除了“福星型”人物,狄更斯小说中的其他人物也不时表现出对环境改造的一面。如狄更斯小说中的正面主人公。他们常常与社会的罪恶、黑暗作斗争。这些斗争有的失败了,如克林南姆和道伊斯就新发明与兜三绕四部的交涉,但正如前面指出的,他们并没屈服,并没被环境改变。有的则胜利了。如尼古拉斯·尼克尔贝与宠儿学堂惨无人道的教育方法的斗争,同封建贵族霍克之间的斗争,同以拉尔夫为代表的拜金主义的斗争,都在一定程度上取得了胜利。
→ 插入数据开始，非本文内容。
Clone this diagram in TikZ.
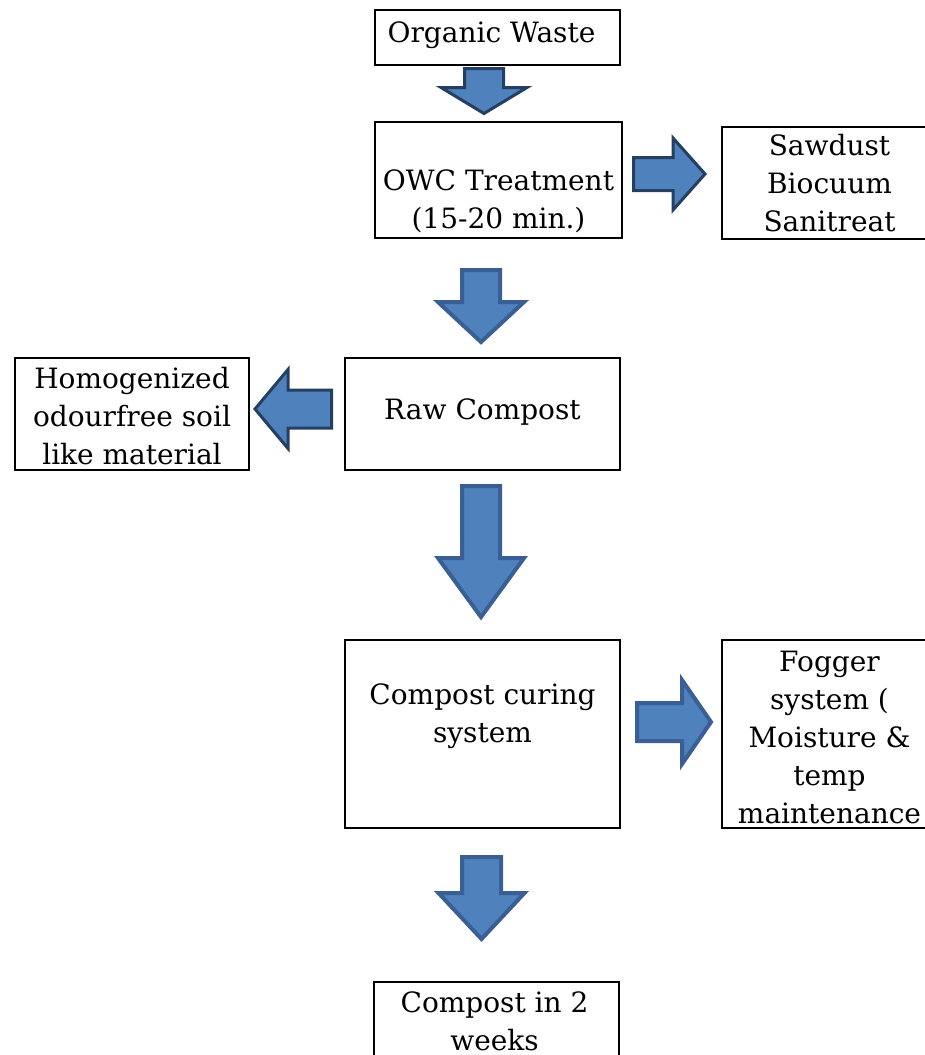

我们看狄更斯的小说,总觉得其中有股乐观、向上的力量,一个重要的原因就在于此。

在狄更斯的小说中,人物与环境还常常出现一种并行的情况,即人物与环境的脱节,两者各自按照自己的轨道运行,环境不影响人物,人物也无力改造环境。这方面最有代表性的是《奥立佛·退斯特》。主人公奥立佛是个孤儿,前后生活在孤儿院、棺材店、伦敦贼窟这样恶劣的环境,但却出污泥而不染,依旧保持着自己纯真的本性。笔者以为,这也是在人物与环境的关系中对人物的一种肯定。

从以上分析可以看出,人物在狄更斯的长篇小说中占据着重要的位置,它是整个小说的中心,小说的整个系统基本上是围绕这个中心构建的。吉·基·杰斯特顿认为:“衡量狄更斯的作品从来就是看人物,有时是看各类人物,更多的时候是看故事片断。……狄更斯的作品单元——基本组成元素——并不是故事,而是那些影响故事的人物,或者说,更常见的是那些不影响故事的人物。”⑤他的看法基本上是正确的。

注释:

①②⑤罗经国编选:《狄更斯评论集》第105页、第133-134页、第71-72页,上海译文出版社1981年版。

③段宝林编:《西方古典作家谈文艺创作》第549页,春风文艺出版社1980年版。

④Gorege Gissing:Charles Dickens A Critical Study,P123,Haskell House Publisher LTD.1974.